Sejauh pengamatan penulis selama di sana, praktek bernegara Islam ala Sudan lebih dekat pada prinsip demokrasi sebagai dasar negara modern. Transisi kekuasaan dilalui dengan cara pemilihan umum dan pelibatan warga non Muslim dalam mengelola negara (menjadi menteri dan sebagainya) adalah contoh kecil bernegara Islam modern di sana. Dalam tataran sosial kemasyarakatan, pemerintah Sudan pun tidak pernah ikut campur melarang warganya melakukan ritual dan tradisi budaya masyarakat yang telah tumbuh dan berkembang. Hak yang sama juga diberikan kepada warga non muslim minoritas, dimana mereka bebas melakukan ibadah dan pergaulan sosial dengan masyarakat Sudan yang lain.

Karena itu tak mengherankan jika di Sudan jarang sekali terdengar konflik antar umat beragama yang berujung pada konflik dan pertikaian sosial. Masyarakat di sana menyadari bahwa kewarganegaraan bukan ditentukan oleh etnis maupun agama, sehingga hak dan kewajiban warga negara berlaku umum pada semua rakyat baik minoritas ataupun mayoritas. Kalaupun ada isu soal etnis dan agama sebagaimana diberitakan media asing, hal itu cenderung dipelintir oleh kelompok tertentu dengan kepentingan tertentu pula.
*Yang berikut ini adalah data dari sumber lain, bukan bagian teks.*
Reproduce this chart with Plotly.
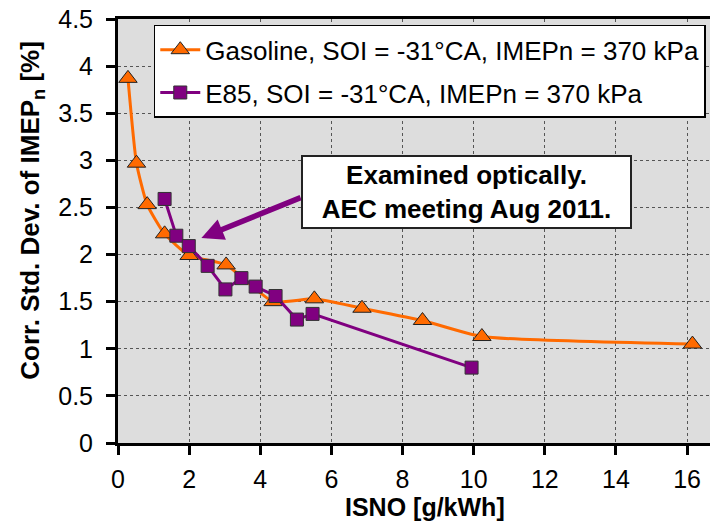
import plotly.graph_objects as go

# ---- data ----
gas_x = [0.28, 0.52, 0.82, 1.31, 2.00, 3.04, 4.36, 5.52, 6.86, 8.56, 10.23, 16.15]
gas_y = [3.87, 2.97, 2.53, 2.22, 1.99, 1.89, 1.50, 1.53, 1.43, 1.30, 1.13, 1.05]
e85_x = [1.31, 1.64, 1.99, 2.52, 3.02, 3.47, 3.87, 4.43, 5.03, 5.47, 9.94]
e85_y = [2.59, 2.20, 2.09, 1.88, 1.63, 1.75, 1.66, 1.56, 1.31, 1.37, 0.80]

gas_name = "Gasoline, SOI = -31°CA, IMEPn = 370 kPa"
e85_name = "E85, SOI = -31°CA, IMEPn = 370 kPa"

x_tickvals = [0, 2, 4, 6, 8, 10, 12, 14, 16]
x_ticktext = ["0", "2", "4", "6", "8", "10", "12", "14", "16"]
y_tickvals = [0, 0.5, 1, 1.5, 2, 2.5, 3, 3.5, 4, 4.5]
y_ticktext = ["0", "0.5", "1", "1.5", "2", "2.5", "3", "3.5", "4", "4.5"]

note_text = "Examined optically.<br>AEC meeting Aug 2011."
note_point = (2.345, 2.176)   # where the arrow points, in data units

x_title = "ISNO [g/kWh]"
y_title = "Corr. Std. Dev. of IMEP<sub>n</sub> [%]"

ORANGE = "#FF6A00"
PURPLE = "#800080"
FONT = "Liberation Sans, Arial, sans-serif"

W, H = 710, 524
L, T = 117.5, 18.5
B_PIX = 443.3
PW, PH = W - L, B_PIX - T


def px(xp):
    return (xp - L) / PW


def py(yp):
    return (B_PIX - yp) / PH


fig = go.Figure()
fig.add_trace(go.Scatter(
    x=gas_x, y=gas_y, name=gas_name, mode="lines+markers",
    line=dict(color=ORANGE, width=3, shape="spline", smoothing=0.5),
    marker=dict(symbol="triangle-up", size=16, color=ORANGE,
                line=dict(color="#222222", width=1)),
    legendgroup="g1",
))
fig.add_trace(go.Scatter(
    x=e85_x, y=e85_y, name=e85_name, mode="lines+markers",
    line=dict(color=PURPLE, width=3),
    marker=dict(symbol="square", size=13, color=PURPLE,
                line=dict(color="#333333", width=1)),
    legendgroup="g2",
))

# arrow
fig.add_annotation(
    x=note_point[0], y=note_point[1], xref="x", yref="y",
    text="", showarrow=True, ax=100.7, ay=-41, axref="pixel", ayref="pixel",
    arrowcolor=PURPLE, arrowwidth=5.5, arrowhead=2, arrowsize=0.8, standoff=0,
)
# text box
fig.add_annotation(
    x=px(466.4), y=py(192), xref="paper", yref="paper",
    xanchor="center", yanchor="middle", showarrow=False,
    text="<b>" + note_text.replace("<br>", "</b><br><b>") + "</b>",
    font=dict(family=FONT, size=26, color="black"),
    bgcolor="white", bordercolor="#222222", borderwidth=2, borderpad=0,
    width=327, height=70, align="center",
)
# axis titles
fig.add_annotation(
    x=px(425), y=py(523.5), xref="paper", yref="paper",
    xanchor="center", yanchor="bottom", showarrow=False,
    text="<b>" + x_title + "</b>",
    font=dict(family=FONT, size=25, color="black"),
)
fig.add_annotation(
    x=px(31), y=py(210), xref="paper", yref="paper",
    xanchor="center", yanchor="middle", showarrow=False, textangle=-90,
    text="<b>" + y_title + "</b>",
    font=dict(family=FONT, size=26, color="black"),
)

fig.update_layout(
    width=W, height=H,
    margin=dict(l=L, r=0, t=T, b=H - B_PIX, pad=0),
    paper_bgcolor="white", plot_bgcolor="#DDDDDD",
    font=dict(family=FONT, size=26, color="black"),
    showlegend=True,
    legend=dict(
        x=px(153.3), y=py(24.3), xanchor="left", yanchor="top",
        bgcolor="white", bordercolor="black", borderwidth=1.5,
        font=dict(family=FONT, size=26, color="black"),
        traceorder="grouped", tracegroupgap=6, itemwidth=40,
    ),
    xaxis=dict(
        range=[0, PW / 35.6], tickvals=x_tickvals, ticktext=x_ticktext,
        showline=True, linecolor="black", linewidth=3, mirror=True,
        ticks="outside", ticklen=9, tickwidth=2.5, tickcolor="black",
        showgrid=True, gridcolor="#555555", gridwidth=1, griddash="dot",
        zeroline=False, ticklabelstandoff=3,
        tickfont=dict(family=FONT, size=25, color="black"),
    ),
    yaxis=dict(
        range=[0, 4.5], tickvals=y_tickvals, ticktext=y_ticktext,
        showline=True, linecolor="black", linewidth=3,
        ticks="outside", ticklen=9, tickwidth=2.5, tickcolor="black",
        showgrid=True, gridcolor="#555555", gridwidth=1, griddash="dot",
        zeroline=False, ticklabelstandoff=8,
        tickfont=dict(family=FONT, size=25, color="black"),
    ),
)

fig.write_html("out.html")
Inilah Sudan yang saya kenal dan saksikan. Tentu akan ada pembaca yang merasa informasi yang saya tulis berbeda dengan informasi yang disampaikan media-media barat. Memang beginilah adanya Sudan, dimana toleransi dan kebebasan beragama di sana diakui. Sudan telah membuktikan diri sebagai sebuah negera Muslim dengan tetap mengedepankan prinsip modernitas bernegara sekaligus berhasil mempertahankan ciri khas kebudayaan masyarakatnya. Semoga kita bisa lebih banyak belajar pada Sudan, ‘saudara muda’ bangsa Indonesia!